**EXERCISE REQUIREMENTS:**
Everything from the first line down to the line containing "(0,0) rectangle (664,491);" is to be retyped exactly, both ends included, with pictures left out.
=-=-=-=-=
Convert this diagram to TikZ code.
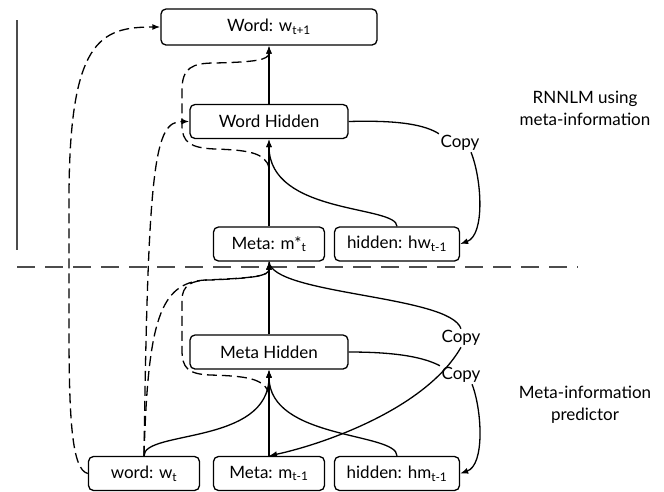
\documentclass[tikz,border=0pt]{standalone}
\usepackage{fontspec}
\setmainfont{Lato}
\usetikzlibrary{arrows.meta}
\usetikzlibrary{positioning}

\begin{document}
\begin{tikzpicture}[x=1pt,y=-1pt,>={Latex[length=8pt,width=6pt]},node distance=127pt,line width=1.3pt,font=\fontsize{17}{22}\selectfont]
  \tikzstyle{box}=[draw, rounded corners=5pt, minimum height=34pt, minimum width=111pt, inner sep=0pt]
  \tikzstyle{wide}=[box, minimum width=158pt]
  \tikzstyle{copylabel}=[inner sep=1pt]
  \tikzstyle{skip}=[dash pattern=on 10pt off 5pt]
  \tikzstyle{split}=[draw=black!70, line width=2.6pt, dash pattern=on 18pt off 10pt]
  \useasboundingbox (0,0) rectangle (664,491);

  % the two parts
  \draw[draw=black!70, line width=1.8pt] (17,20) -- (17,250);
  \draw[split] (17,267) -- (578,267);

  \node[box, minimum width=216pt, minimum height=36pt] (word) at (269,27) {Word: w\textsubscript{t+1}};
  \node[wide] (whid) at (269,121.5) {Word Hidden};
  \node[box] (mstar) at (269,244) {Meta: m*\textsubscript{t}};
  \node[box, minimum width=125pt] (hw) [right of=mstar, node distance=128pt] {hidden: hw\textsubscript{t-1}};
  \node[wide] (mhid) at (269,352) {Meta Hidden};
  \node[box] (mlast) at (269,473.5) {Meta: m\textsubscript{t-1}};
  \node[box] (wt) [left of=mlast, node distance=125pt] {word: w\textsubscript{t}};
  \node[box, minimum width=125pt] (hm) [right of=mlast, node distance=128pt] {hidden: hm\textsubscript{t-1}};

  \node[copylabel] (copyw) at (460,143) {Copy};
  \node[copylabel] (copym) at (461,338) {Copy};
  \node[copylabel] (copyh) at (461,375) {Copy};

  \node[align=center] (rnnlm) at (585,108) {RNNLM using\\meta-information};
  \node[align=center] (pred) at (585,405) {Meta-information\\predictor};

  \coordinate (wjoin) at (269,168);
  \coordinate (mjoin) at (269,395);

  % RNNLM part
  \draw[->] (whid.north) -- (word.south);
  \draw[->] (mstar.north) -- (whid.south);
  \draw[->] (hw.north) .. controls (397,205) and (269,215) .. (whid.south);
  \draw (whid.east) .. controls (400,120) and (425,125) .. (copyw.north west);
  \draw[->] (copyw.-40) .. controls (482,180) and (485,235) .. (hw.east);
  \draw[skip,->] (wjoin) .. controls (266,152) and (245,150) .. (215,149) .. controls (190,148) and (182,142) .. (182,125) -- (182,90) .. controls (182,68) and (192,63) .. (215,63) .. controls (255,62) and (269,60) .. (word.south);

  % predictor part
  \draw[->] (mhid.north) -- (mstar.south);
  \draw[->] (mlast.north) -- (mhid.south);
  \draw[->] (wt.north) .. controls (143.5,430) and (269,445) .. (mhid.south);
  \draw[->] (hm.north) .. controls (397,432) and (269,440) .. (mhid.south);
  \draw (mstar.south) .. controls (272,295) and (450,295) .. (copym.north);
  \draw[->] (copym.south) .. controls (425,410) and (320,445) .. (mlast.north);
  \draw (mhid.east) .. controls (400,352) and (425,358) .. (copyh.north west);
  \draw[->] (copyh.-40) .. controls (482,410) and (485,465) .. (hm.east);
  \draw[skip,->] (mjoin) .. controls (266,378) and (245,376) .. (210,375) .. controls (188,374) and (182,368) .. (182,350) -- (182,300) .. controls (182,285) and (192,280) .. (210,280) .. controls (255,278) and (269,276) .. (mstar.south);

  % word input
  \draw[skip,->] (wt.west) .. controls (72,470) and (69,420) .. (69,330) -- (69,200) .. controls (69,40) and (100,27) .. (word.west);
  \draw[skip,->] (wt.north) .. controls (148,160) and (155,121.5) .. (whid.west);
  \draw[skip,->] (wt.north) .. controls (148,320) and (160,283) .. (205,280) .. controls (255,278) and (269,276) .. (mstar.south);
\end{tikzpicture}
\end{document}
=-=-=-=-=
**ANSWER TO THIS EXERCISE:**
Convert this diagram to TikZ code.
\documentclass[tikz,border=0pt]{standalone}
\usepackage{fontspec}
\setmainfont{Lato}
\usetikzlibrary{arrows.meta}
\usetikzlibrary{positioning}

\begin{document}
\begin{tikzpicture}[x=1pt,y=-1pt,>={Latex[length=8pt,width=6pt]},node distance=127pt,line width=1.3pt,font=\fontsize{17}{22}\selectfont]
  \tikzstyle{box}=[draw, rounded corners=5pt, minimum height=34pt, minimum width=111pt, inner sep=0pt]
  \tikzstyle{wide}=[box, minimum width=158pt]
  \tikzstyle{copylabel}=[inner sep=1pt]
  \tikzstyle{skip}=[dash pattern=on 10pt off 5pt]
  \tikzstyle{split}=[draw=black!70, line width=2.6pt, dash pattern=on 18pt off 10pt]
  \useasboundingbox (0,0) rectangle (664,491);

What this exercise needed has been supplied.